Are you aware that if your company has a solid pulse on the market, it can use that information to better manage its inventory of finished goods? This is ultimately why marketing is such an important aspect of inventory management. Marketing provides your company with essential insight into trends, demand volumes and seasonality patterns. All are important to managing inventory and reducing the costs of warehouse management. The difference is that some companies have a solid understanding of marketing’s role in this regards, while others are completely unaware. Which one is your company?
I’ve written many times about the issues pertaining to the gap between customer demand and a company’s inventory levels. The gap is present when companies seem unable to track their own fluctuating customer demand patterns. In essence, they aren’t in tune with their market, their customers’ order frequencies. Ultimately, they are unable to track the seasonal demand patterns of their customers. Now, these business cycles could occur monthly, quarterly and in some cases, semi-annually. Regardless of how long these cycles are, these companies are always behind what their market is telling them.
Instead of having a pulse on where their market is going, and where it’s been, they rely upon a reactionary model, one predicated on increasing and decreasing inventory levels according to the current market situation. While this may work for companies whose lead times on finished goods is minimal, it simply doesn’t work with long product to market lead times, ones where the company must be ahead of that all-important curve. This inability to anticipate market trends forces companies into the two main pitfalls of inventory management; high holding costs and lost sales.

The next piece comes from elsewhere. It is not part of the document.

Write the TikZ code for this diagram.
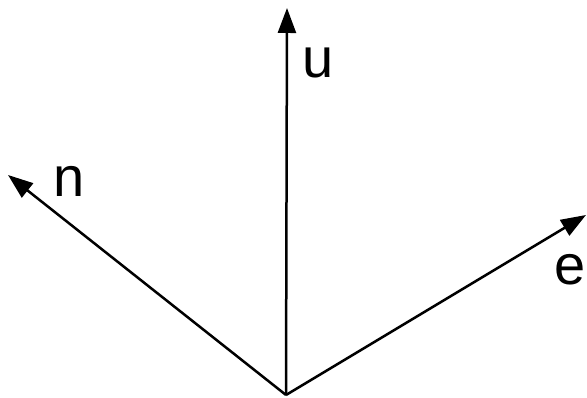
\documentclass[tikz,border=0pt]{standalone}
\usepackage{fontspec}
\setmainfont{Liberation Sans}
\usetikzlibrary{arrows.meta}
\begin{document}
\begin{tikzpicture}[x=1pt,y=1pt,
  vec/.style={line width=2.5pt,-{Triangle[length=25pt,width=18pt]}},
  lbl/.style={inner sep=0pt,anchor=base,font=\fontsize{56}{60}\selectfont}]
\useasboundingbox (0,0) rectangle (587,398);
\coordinate (O) at (286,3);
\coordinate (U) at (287,390);
\coordinate (N) at (8,223);
\coordinate (E) at (586,183);
\draw[vec] (O) -- (U);
\draw[vec] (O) -- (N);
\draw[vec] (O) -- (E);
\node[lbl] (lu) at (318,320) {u};
\node[lbl] (ln) at (69,201) {n};
\node[lbl] (le) at (570,113) {e};
\end{tikzpicture}
\end{document}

High Inventory Matched to Low Demand:
Companies that find themselves mired with high inventory holding costs tend to become risk averse and develop a somewhat negative view of inventory. Their unwillingness to increase inventory levels to coincide with increased demand is matched only by their lack of market knowledge. When they do see an increase in customer demand, they tend to wait for signs that this new demand will remain consistent. Unfortunately, their inability to quantify that increase in customer demand is costly, and the time wasted waiting for the market to stabilize only exacerbates the issues. They’ll either ramp up inventory levels too late, or will avoid that decision altogether. Regardless of what they choose, they’ll invariably encounter the next inventory cost below.
Low Inventory Matched to High Demand
There are definite costs to losing sales because of inventory stock outs. This cost can easily be measured by lost gross profit on sales, lost market share and lost customers. Unfortunately, most companies focus solely on their costs to hold inventory without sales, rather than the cost of lost profit from low inventory. At a time when they need sales the most, these companies ignore the high costs of lost sales on their bottom line, simply because they don’t have a pulse on the market.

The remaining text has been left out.